▶ DATASET ENTRIES:

--- start ---

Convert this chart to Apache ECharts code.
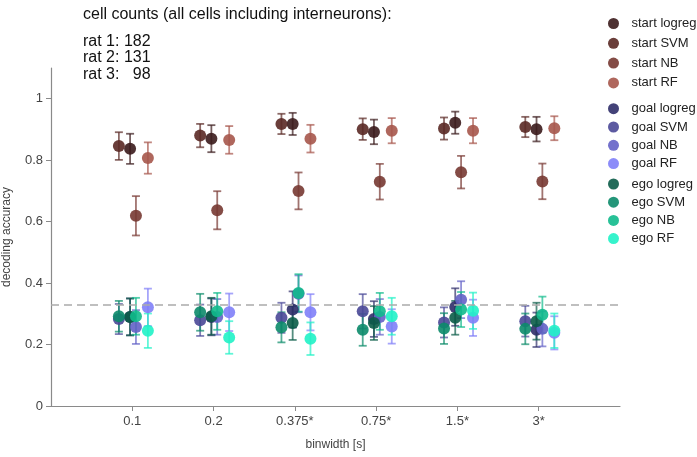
<!DOCTYPE html>
<html>
<head>
<meta charset="utf-8">
<script src="https://cdn.jsdelivr.net/npm/echarts@6/dist/echarts.min.js"></script>
<style>
  html, body { margin: 0; padding: 0; background: #ffffff; }
  #myChart { width: 697px; height: 457px; }
</style>
</head>
<body>
<div id="myChart"></div>
<script>
// binwidths on the x axis
const binLabels = ['0.1', '0.2', '0.375*', '0.75*', '1.5*', '3*']
const yTicks = [0, 0.2, 0.4, 0.6, 0.8, 1]
const chance = 1 / 3

const titleText = 'cell counts (all cells including interneurons):'
const ratLines = ['rat 1: 182', 'rat 2: 131', 'rat 3:   98']

const groups = ['start', 'goal', 'ego']
const algos = ['logreg', 'SVM', 'NB', 'RF']

// mean decoding accuracy per binwidth
const startLogreg = [0.837, 0.870, 0.918, 0.892, 0.922, 0.901]
const startSVM    = [0.846, 0.880, 0.918, 0.901, 0.903, 0.908]
const startNB     = [0.619, 0.637, 0.700, 0.730, 0.761, 0.731]
const startRF     = [0.807, 0.866, 0.870, 0.896, 0.896, 0.904]

const goalLogreg  = [0.290, 0.290, 0.314, 0.283, 0.322, 0.248]
const goalSVM     = [0.283, 0.279, 0.287, 0.308, 0.272, 0.276]
const goalNB      = [0.257, 0.290, 0.365, 0.290, 0.346, 0.251]
const goalRF      = [0.321, 0.305, 0.305, 0.259, 0.287, 0.238]

const egoLogreg   = [0.290, 0.292, 0.270, 0.270, 0.287, 0.276]
const egoSVM      = [0.292, 0.305, 0.256, 0.248, 0.252, 0.251]
const egoNB       = [0.292, 0.308, 0.368, 0.308, 0.314, 0.297]
const egoRF       = [0.245, 0.223, 0.219, 0.292, 0.310, 0.245]

// error bar half widths
const startLogregErr = [0.049, 0.044, 0.036, 0.040, 0.036, 0.040]
const startSVMErr    = [0.045, 0.038, 0.033, 0.035, 0.036, 0.033]
const startNBErr     = [0.064, 0.062, 0.060, 0.058, 0.053, 0.058]
const startRFErr     = [0.051, 0.045, 0.045, 0.041, 0.041, 0.039]

const goalLogregErr  = [0.060, 0.060, 0.059, 0.058, 0.061, 0.056]
const goalSVMErr     = [0.049, 0.051, 0.049, 0.056, 0.049, 0.050]
const goalNBErr      = [0.055, 0.058, 0.060, 0.058, 0.060, 0.057]
const goalRFErr      = [0.061, 0.061, 0.059, 0.056, 0.059, 0.054]

const egoLogregErr   = [0.060, 0.060, 0.055, 0.055, 0.055, 0.060]
const egoSVMErr      = [0.050, 0.060, 0.049, 0.052, 0.050, 0.050]
const egoNBErr       = [0.060, 0.060, 0.061, 0.060, 0.057, 0.059]
const egoRFErr       = [0.056, 0.053, 0.053, 0.060, 0.059, 0.056]

const means = {
  start: [startLogreg, startSVM, startNB, startRF],
  goal: [goalLogreg, goalSVM, goalNB, goalRF],
  ego: [egoLogreg, egoSVM, egoNB, egoRF]
}
const errs = {
  start: [startLogregErr, startSVMErr, startNBErr, startRFErr],
  goal: [goalLogregErr, goalSVMErr, goalNBErr, goalRFErr],
  ego: [egoLogregErr, egoSVMErr, egoNBErr, egoRFErr]
}

const colors = {
  start: ['#3b1b1c', '#5a2925', '#773832', '#a6564b'],
  goal: ['#2f2d69', '#4a4897', '#6462c7', '#807ff8'],
  ego: ['#0b5c48', '#0c8b6a', '#11ba8c', '#20f2c6']
}
// horizontal dodge of each algorithm inside a binwidth
const dodge = [-0.027, -0.165, 0.045, 0.192]

const fontName = '"Liberation Sans", Arial, sans-serif'

function hexA(hex, a) {
  let r = parseInt(hex.slice(1, 3), 16)
  let g = parseInt(hex.slice(3, 5), 16)
  let b = parseInt(hex.slice(5, 7), 16)
  return 'rgba(' + r + ',' + g + ',' + b + ',' + a + ')'
}

function errRender(params, api) {
  let x = api.value(0)
  let top = api.coord([x, api.value(2)])
  let bot = api.coord([x, api.value(1)])
  let hw = 4
  let style = { stroke: api.visual('color'), lineWidth: 1.8, fill: null }
  return {
    type: 'group',
    children: [
      { type: 'line', shape: { x1: top[0], y1: top[1], x2: bot[0], y2: bot[1] }, style: style },
      { type: 'line', shape: { x1: top[0] - hw, y1: top[1], x2: top[0] + hw, y2: top[1] }, style: style },
      { type: 'line', shape: { x1: bot[0] - hw, y1: bot[1], x2: bot[0] + hw, y2: bot[1] }, style: style }
    ]
  }
}

let series = []
groups.forEach(g => {
  algos.forEach((a, k) => {
    let name = g + ' ' + a
    let c = colors[g][k]
    let pts = [], bars = []
    means[g][k].forEach((m, i) => {
      let x = i + dodge[k]
      pts.push([x, m])
      bars.push([x, m - errs[g][k][i], m + errs[g][k][i]])
    })
    series.push({
      name: name + ' err',
      type: 'custom',
      renderItem: errRender,
      itemStyle: { color: hexA(c, 0.7) },
      encode: { x: 0, y: [1, 2] },
      silent: true,
      data: bars
    })
    series.push({
      name: name,
      type: 'scatter',
      symbol: 'circle',
      symbolSize: 12,
      itemStyle: { color: c, opacity: 0.9 },
      data: pts
    })
  })
})

// chance level line
series[0].markLine = {
  silent: true,
  symbol: ['none', 'none'],
  label: { show: false },
  lineStyle: { type: [8, 5], color: '#aaaaaa', width: 1.5 },
  data: [{ yAxis: chance }]
}

function legendFor(g, top, gap) {
  return {
    orient: 'vertical',
    left: 603,
    top: top,
    itemWidth: 26,
    itemHeight: 11,
    itemGap: gap,
    icon: 'circle',
    textStyle: { fontFamily: fontName, fontSize: 13, color: '#222', lineHeight: 14 },
    data: algos.map(a => g + ' ' + a)
  }
}

let myChart = echarts.init(document.getElementById('myChart'))
let option = {
  backgroundColor: '#ffffff',
  animation: false,
  textStyle: { fontFamily: fontName },
  graphic: [
    {
      type: 'text', left: 83, top: 7,
      style: { text: titleText, font: '16px ' + fontName, fill: '#111' }
    },
    {
      type: 'text', left: 83, top: 33,
      style: { text: ratLines.join('\n'), font: '16px ' + fontName, lineHeight: 16.5, fill: '#111' }
    }
  ],
  legend: [
    legendFor('start', 11.5, 5.8),
    legendFor('goal', 96.7, 4.3),
    legendFor('ego', 172, 4.2)
  ],
  grid: { left: 51, right: 77, top: 68, bottom: 51, containLabel: false, outerBoundsMode: 'none' },
  xAxis: {
    type: 'value',
    min: -1,
    max: 6,
    name: 'binwidth [s]',
    nameLocation: 'middle',
    nameGap: 33,
    nameTextStyle: { fontSize: 12, color: '#444' },
    splitLine: { show: false },
    axisLine: { onZero: false, lineStyle: { color: '#8a8a8a', width: 1.2 } },
    axisTick: { show: true, length: 5, customValues: [0, 1, 2, 3, 4, 5], lineStyle: { color: '#8a8a8a' } },
    axisLabel: {
      customValues: [0, 1, 2, 3, 4, 5],
      formatter: v => binLabels[Math.round(v)],
      color: '#444',
      fontSize: 13,
      margin: 9
    }
  },
  yAxis: {
    type: 'value',
    min: 0,
    max: 1.1,
    name: 'decoding accuracy',
    nameLocation: 'middle',
    nameGap: 38,
    nameMoveOverlap: false,
    nameTextStyle: { fontSize: 12, color: '#444' },
    splitLine: { show: false },
    axisLine: { show: true, onZero: false, lineStyle: { color: '#8a8a8a', width: 1.2 } },
    axisTick: { show: true, length: 5, customValues: yTicks, lineStyle: { color: '#8a8a8a' } },
    axisLabel: {
      customValues: yTicks,
      formatter: v => (v === 0 || v === 1) ? String(v) : v.toFixed(1),
      color: '#444',
      fontSize: 13,
      margin: 8
    }
  },
  series: series
}
myChart.setOption(option)
window.onresize = function () {
  myChart.resize()
}
</script>
</body>
</html>
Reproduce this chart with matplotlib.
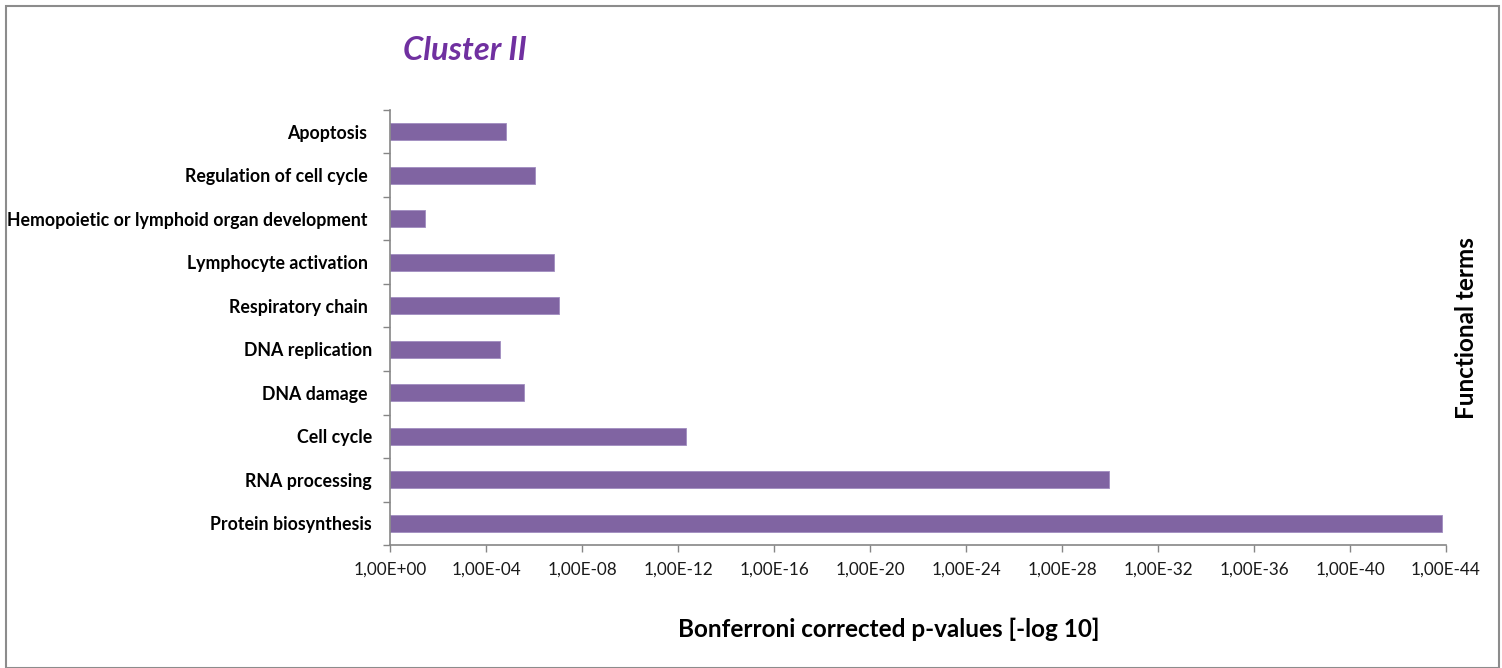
import matplotlib
matplotlib.use('Agg')
import matplotlib.pyplot as plt
from matplotlib.patches import Rectangle
import numpy as np

plt.rcParams['font.family'] = ['Lato', 'DejaVu Sans']

# functional terms, listed bottom to top
terms = ['Protein biosynthesis', 'RNA processing', 'Cell cycle', 'DNA damage ',
         'DNA replication', 'Respiratory chain ', 'Lymphocyte activation ',
         'Hemopoietic or lymphoid organ development ', 'Regulation of cell cycle ',
         'Apoptosis ']
neg_log_p = [43.85, 29.94, 12.33, 5.60, 4.60, 7.04, 6.85, 1.45, 6.03, 4.85]

tick_vals = list(range(0, 45, 4))
tick_labels = ['1,00E+00'] + ['1,00E-%02d' % v for v in tick_vals[1:]]

bar_color = '#8064A2'
axis_grey = '#868686'

fig = plt.figure(figsize=(15.02, 6.68), dpi=100)
ax = fig.add_axes([390 / 1502, 123 / 668, 1056 / 1502, 435 / 668])

y = np.arange(len(terms))
ax.barh(y, neg_log_p, height=0.39, color=bar_color, edgecolor='#a08cc0', linewidth=0.6)

ax.set_xlim(0, 44)
ax.set_ylim(-0.5, len(terms) - 0.5)
ax.set_xticks(tick_vals)
ax.set_xticklabels(tick_labels, fontsize=12.3, color='#1a1a1a')
ax.set_yticks(y)
ax.set_yticklabels(terms, fontsize=12.8, fontweight='bold')
ax.set_yticks(np.arange(-0.5, len(terms), 1), minor=True)

ax.tick_params(axis='y', which='major', length=0, pad=13)
ax.tick_params(axis='y', which='minor', length=5, color=axis_grey, width=1)
ax.tick_params(axis='x', length=5, color=axis_grey, width=1, pad=7)

for side in ['top', 'right']:
    ax.spines[side].set_visible(False)
for side in ['left', 'bottom']:
    ax.spines[side].set_color(axis_grey)
    ax.spines[side].set_linewidth(1.2)

ax.set_xlabel('Bonferroni corrected p-values [-log 10]', fontsize=17.5,
              fontweight='bold')
ax.xaxis.set_label_coords(0.4725, -0.168)

fig.text(465 / 1502, 1 - 50 / 668, 'Cluster II', fontsize=23.5, fontweight='bold',
         style='italic', color='#7030A0', ha='center', va='center')
fig.text(1466 / 1502, 1 - 328 / 668, 'Functional terms', fontsize=17.5,
         fontweight='bold', rotation=90, ha='center', va='center')

# chart frame
fig.patches.append(Rectangle((6 / 1502, 0), 1493 / 1502, 662 / 668,
                             transform=fig.transFigure, fill=False,
                             edgecolor='#8c8c8c', linewidth=1.5))

fig.savefig('out.png', dpi=100, facecolor='white')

--- end ---

From the entries above, copy exactly the lines starting at the one with "Reproduce this chart with matplotlib." and stopping at the one with "plt.rcParams['font.family'] = ['Lato', 'DejaVu", keeping both ends. Drop the pictures.

▶ FULL OUTPUT:
Reproduce this chart with matplotlib.
import matplotlib
matplotlib.use('Agg')
import matplotlib.pyplot as plt
from matplotlib.patches import Rectangle
import numpy as np

plt.rcParams['font.family'] = ['Lato', 'DejaVu Sans']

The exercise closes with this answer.